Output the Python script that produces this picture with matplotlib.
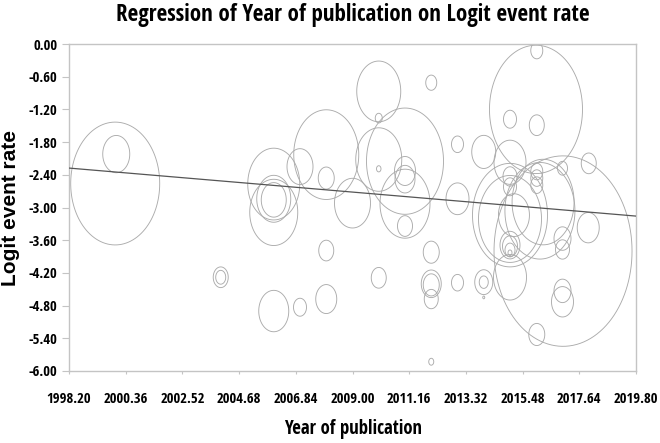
import os
import numpy as np
import matplotlib
matplotlib.use("Agg")
import matplotlib.pyplot as plt
from matplotlib.path import Path
from matplotlib.markers import MarkerStyle
from matplotlib import font_manager as fm
from matplotlib.textpath import TextToPath

# ---------------- data ----------------
years = [1999.96, 2000.00, 2003.98, 2003.98, 2006.00, 2006.00, 2006.00, 2006.00,
         2006.00, 2007.00, 2008.00, 2008.00, 2008.00, 2007.00, 2008.00, 2009.00,
         2010.00, 2010.00, 2010.00, 2010.00, 2011.00, 2011.00, 2011.00, 2011.00,
         2011.00, 2010.00, 2012.00, 2013.00, 2013.00, 2012.00, 2012.00, 2012.00,
         2012.00, 2013.00, 2012.00, 2014.00, 2014.00, 2014.00, 2014.00,
         2015.99, 2016.02, 2015.00, 2016.02, 2015.00, 2015.00, 2015.00, 2016.02,
         2016.02, 2016.02, 2017.00, 2018.00, 2017.98, 2017.02, 2015.00, 2015.00,
         2016.14, 2015.15, 2016.26, 2015.00, 2015.00, 2015.00, 2015.00, 2015.00,
         2017.00, 2017.00, 2017.00, 2017.00, 2016.02]
logit_rate = [-2.56, -2.02, -4.28, -4.28, -2.57, -3.09, -2.86, -2.84,
              -4.90, -4.83, -4.68, -3.79, -2.46, -2.25, -2.03, -2.92,
              -0.87, -1.36, -2.12, -2.29, -2.15, -2.33, -2.48, -2.93,
              -3.34, -4.29, -0.71, -1.84, -2.84, -3.82, -4.40, -4.42,
              -4.68, -4.38, -5.83, -1.98, -4.37, -4.37, -4.65,
              -1.20, -0.12, -1.38, -1.49, -2.17, -2.43, -2.62, -2.34,
              -2.46, -2.59, -2.28, -2.19, -3.37, -3.80, -3.14, -3.21,
              -3.06, -3.14, -2.90, -3.69, -3.71, -3.78, -3.83, -4.28,
              -3.57, -3.77, -4.53, -4.73, -5.33]
weights = [79.21, 7.29, 2.25, 1.00, 27.04, 23.04, 6.25, 11.56,
           9.00, 1.69, 4.41, 2.25, 2.56, 6.76, 42.25, 12.96,
           19.36, 0.49, 21.16, 0.20, 59.29, 4.41, 4.00, 25.00,
           2.25, 2.25, 1.21, 1.44, 5.29, 2.56, 4.00, 2.56,
           1.96, 1.44, 0.25, 5.76, 3.24, 0.81, 0.04,
           86.49, 1.44, 1.69, 2.25, 10.24, 1.96, 1.69, 1.44,
           1.44, 1.44, 1.00, 2.25, 4.84, 190.44, 56.25, 39.69,
           49.00, 9.61, 38.44, 4.00, 2.25, 1.00, 0.16, 10.89,
           2.89, 1.96, 2.89, 4.84, 2.56]

reg_intercept = 79.23
reg_slope = -0.04079

x_ticks = [1998.20, 2000.36, 2002.52, 2004.68, 2006.84, 2009.00,
           2011.16, 2013.32, 2015.48, 2017.64, 2019.80]
y_ticks = [0.00, -0.60, -1.20, -1.80, -2.40, -3.00, -3.60, -4.20, -4.80, -5.40, -6.00]

title = "Regression of Year of publication on Logit event rate"
x_label = "Year of publication"
y_label = "Logit event rate"

# ---------------- fonts ----------------
def find_condensed_bold():
    prefs = ["liberationsansnarrow-bold", "arialnarrow", "notosans-condensedbold",
             "opensans-condbold", "opensans_condensed-bold", "opensanscondensed-bold",
             "robotocondensed-bold", "roboto_condensed-bold"]
    files = {os.path.basename(f.fname).lower(): f.fname for f in fm.fontManager.ttflist}
    for p in prefs:
        for k, v in files.items():
            if k.startswith(p) and "italic" not in k:
                return v
    for k, v in files.items():
        if (("narrow" in k or "condensed" in k or "cond" in k) and "bold" in k
                and not any(b in k for b in ["italic", "oblique", "dejavu", "mono",
                                              "serif", "extra", "semi", "ultra"])):
            return v
    return None

cond_file = find_condensed_bold()
ttp = TextToPath()

def prop(size, fname=None, family=None):
    if fname:
        return fm.FontProperties(fname=fname, size=size)
    return fm.FontProperties(family=family or "Liberation Sans", weight="bold", size=size)

def fit(text, target_px, max_pt):
    p = prop(10, cond_file)
    w, h, d = ttp.get_text_width_height_descent(text, p, ismath=False)
    size = 10 * target_px / (w * 100 / 72)
    return prop(min(size, max_pt), cond_file)

tick_prop = fit("2004.68", 47, 10.5)
title_prop = fit(title, 475, 16.6)
xlab_prop = fit(x_label, 140, 13.5)
ylab_prop = prop(15, family="Liberation Sans")

# ---------------- figure ----------------
fig = plt.figure(figsize=(6.6, 4.43), dpi=100)
ax = fig.add_axes([69/660, 1-371/443, 567/660, 327/443])

# elliptical bubble marker (bubbles are stretched vertically in the reference)
t = np.linspace(0, 2*np.pi, 120)
verts = np.column_stack([np.cos(t)/1.38, np.sin(t)])
ell = MarkerStyle(Path(verts, closed=True))

sizes = np.array(weights) * 100 * (1.38*0.72)**2
ax.scatter(years, logit_rate, s=sizes, marker=ell, facecolors="none",
           edgecolors="#ababab", linewidths=0.65, zorder=2)

xl = np.array([x_ticks[0], x_ticks[-1]])
ax.plot(xl, reg_intercept + reg_slope*xl, color="#555555", lw=0.9, zorder=3)

ax.set_xlim(x_ticks[0], x_ticks[-1])
ax.set_ylim(y_ticks[-1], y_ticks[0])
ax.set_xticks(x_ticks)
ax.set_yticks(y_ticks)
ax.set_xticklabels([f"{v:.2f}" for v in x_ticks])
ax.set_yticklabels([f"{v:.2f}" for v in y_ticks])

for sp in ax.spines.values():
    sp.set_color("#c4c4c4")
    sp.set_linewidth(1.0)
ax.tick_params(axis="y", direction="out", length=5, width=0.8, color="#c4c4c4", pad=3.5)
ax.tick_params(axis="x", direction="out", length=2.5, width=0.8, color="#c4c4c4", pad=12.5)
for lab in ax.get_xticklabels() + ax.get_yticklabels():
    lab.set_fontproperties(tick_prop)

cx = (69 + 636) / 2 / 660
fig.text(cx, 1-21/443, title, ha="center", va="baseline", fontproperties=title_prop)
fig.text(cx, 1-434/443, x_label, ha="center", va="baseline", fontproperties=xlab_prop)
fig.text(11/660, 1-208/443, y_label, ha="center", va="center", rotation=90,
         fontproperties=ylab_prop)

fig.savefig("out.png", dpi=100)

▶ **EXERCISE DESCRIPTION**: Reproduce the material above verbatim; omit every picture.

▶ **FINAL ANSWER**:
Output the Python script that produces this picture with matplotlib.
import os
import numpy as np
import matplotlib
matplotlib.use("Agg")
import matplotlib.pyplot as plt
from matplotlib.path import Path
from matplotlib.markers import MarkerStyle
from matplotlib import font_manager as fm
from matplotlib.textpath import TextToPath

# ---------------- data ----------------
years = [1999.96, 2000.00, 2003.98, 2003.98, 2006.00, 2006.00, 2006.00, 2006.00,
         2006.00, 2007.00, 2008.00, 2008.00, 2008.00, 2007.00, 2008.00, 2009.00,
         2010.00, 2010.00, 2010.00, 2010.00, 2011.00, 2011.00, 2011.00, 2011.00,
         2011.00, 2010.00, 2012.00, 2013.00, 2013.00, 2012.00, 2012.00, 2012.00,
         2012.00, 2013.00, 2012.00, 2014.00, 2014.00, 2014.00, 2014.00,
         2015.99, 2016.02, 2015.00, 2016.02, 2015.00, 2015.00, 2015.00, 2016.02,
         2016.02, 2016.02, 2017.00, 2018.00, 2017.98, 2017.02, 2015.00, 2015.00,
         2016.14, 2015.15, 2016.26, 2015.00, 2015.00, 2015.00, 2015.00, 2015.00,
         2017.00, 2017.00, 2017.00, 2017.00, 2016.02]
logit_rate = [-2.56, -2.02, -4.28, -4.28, -2.57, -3.09, -2.86, -2.84,
              -4.90, -4.83, -4.68, -3.79, -2.46, -2.25, -2.03, -2.92,
              -0.87, -1.36, -2.12, -2.29, -2.15, -2.33, -2.48, -2.93,
              -3.34, -4.29, -0.71, -1.84, -2.84, -3.82, -4.40, -4.42,
              -4.68, -4.38, -5.83, -1.98, -4.37, -4.37, -4.65,
              -1.20, -0.12, -1.38, -1.49, -2.17, -2.43, -2.62, -2.34,
              -2.46, -2.59, -2.28, -2.19, -3.37, -3.80, -3.14, -3.21,
              -3.06, -3.14, -2.90, -3.69, -3.71, -3.78, -3.83, -4.28,
              -3.57, -3.77, -4.53, -4.73, -5.33]
weights = [79.21, 7.29, 2.25, 1.00, 27.04, 23.04, 6.25, 11.56,
           9.00, 1.69, 4.41, 2.25, 2.56, 6.76, 42.25, 12.96,
           19.36, 0.49, 21.16, 0.20, 59.29, 4.41, 4.00, 25.00,
           2.25, 2.25, 1.21, 1.44, 5.29, 2.56, 4.00, 2.56,
           1.96, 1.44, 0.25, 5.76, 3.24, 0.81, 0.04,
           86.49, 1.44, 1.69, 2.25, 10.24, 1.96, 1.69, 1.44,
           1.44, 1.44, 1.00, 2.25, 4.84, 190.44, 56.25, 39.69,
           49.00, 9.61, 38.44, 4.00, 2.25, 1.00, 0.16, 10.89,
           2.89, 1.96, 2.89, 4.84, 2.56]

reg_intercept = 79.23
reg_slope = -0.04079

x_ticks = [1998.20, 2000.36, 2002.52, 2004.68, 2006.84, 2009.00,
           2011.16, 2013.32, 2015.48, 2017.64, 2019.80]
y_ticks = [0.00, -0.60, -1.20, -1.80, -2.40, -3.00, -3.60, -4.20, -4.80, -5.40, -6.00]

title = "Regression of Year of publication on Logit event rate"
x_label = "Year of publication"
y_label = "Logit event rate"

# ---------------- fonts ----------------
def find_condensed_bold():
    prefs = ["liberationsansnarrow-bold", "arialnarrow", "notosans-condensedbold",
             "opensans-condbold", "opensans_condensed-bold", "opensanscondensed-bold",
             "robotocondensed-bold", "roboto_condensed-bold"]
    files = {os.path.basename(f.fname).lower(): f.fname for f in fm.fontManager.ttflist}
    for p in prefs:
        for k, v in files.items():
            if k.startswith(p) and "italic" not in k:
                return v
    for k, v in files.items():
        if (("narrow" in k or "condensed" in k or "cond" in k) and "bold" in k
                and not any(b in k for b in ["italic", "oblique", "dejavu", "mono",
                                              "serif", "extra", "semi", "ultra"])):
            return v
    return None

cond_file = find_condensed_bold()
ttp = TextToPath()

def prop(size, fname=None, family=None):
    if fname:
        return fm.FontProperties(fname=fname, size=size)
    return fm.FontProperties(family=family or "Liberation Sans", weight="bold", size=size)

def fit(text, target_px, max_pt):
    p = prop(10, cond_file)
    w, h, d = ttp.get_text_width_height_descent(text, p, ismath=False)
    size = 10 * target_px / (w * 100 / 72)
    return prop(min(size, max_pt), cond_file)

tick_prop = fit("2004.68", 47, 10.5)
title_prop = fit(title, 475, 16.6)
xlab_prop = fit(x_label, 140, 13.5)
ylab_prop = prop(15, family="Liberation Sans")

# ---------------- figure ----------------
fig = plt.figure(figsize=(6.6, 4.43), dpi=100)
ax = fig.add_axes([69/660, 1-371/443, 567/660, 327/443])

# elliptical bubble marker (bubbles are stretched vertically in the reference)
t = np.linspace(0, 2*np.pi, 120)
verts = np.column_stack([np.cos(t)/1.38, np.sin(t)])
ell = MarkerStyle(Path(verts, closed=True))

sizes = np.array(weights) * 100 * (1.38*0.72)**2
ax.scatter(years, logit_rate, s=sizes, marker=ell, facecolors="none",
           edgecolors="#ababab", linewidths=0.65, zorder=2)

xl = np.array([x_ticks[0], x_ticks[-1]])
ax.plot(xl, reg_intercept + reg_slope*xl, color="#555555", lw=0.9, zorder=3)

ax.set_xlim(x_ticks[0], x_ticks[-1])
ax.set_ylim(y_ticks[-1], y_ticks[0])
ax.set_xticks(x_ticks)
ax.set_yticks(y_ticks)
ax.set_xticklabels([f"{v:.2f}" for v in x_ticks])
ax.set_yticklabels([f"{v:.2f}" for v in y_ticks])

for sp in ax.spines.values():
    sp.set_color("#c4c4c4")
    sp.set_linewidth(1.0)
ax.tick_params(axis="y", direction="out", length=5, width=0.8, color="#c4c4c4", pad=3.5)
ax.tick_params(axis="x", direction="out", length=2.5, width=0.8, color="#c4c4c4", pad=12.5)
for lab in ax.get_xticklabels() + ax.get_yticklabels():
    lab.set_fontproperties(tick_prop)

cx = (69 + 636) / 2 / 660
fig.text(cx, 1-21/443, title, ha="center", va="baseline", fontproperties=title_prop)
fig.text(cx, 1-434/443, x_label, ha="center", va="baseline", fontproperties=xlab_prop)
fig.text(11/660, 1-208/443, y_label, ha="center", va="center", rotation=90,
         fontproperties=ylab_prop)

fig.savefig("out.png", dpi=100)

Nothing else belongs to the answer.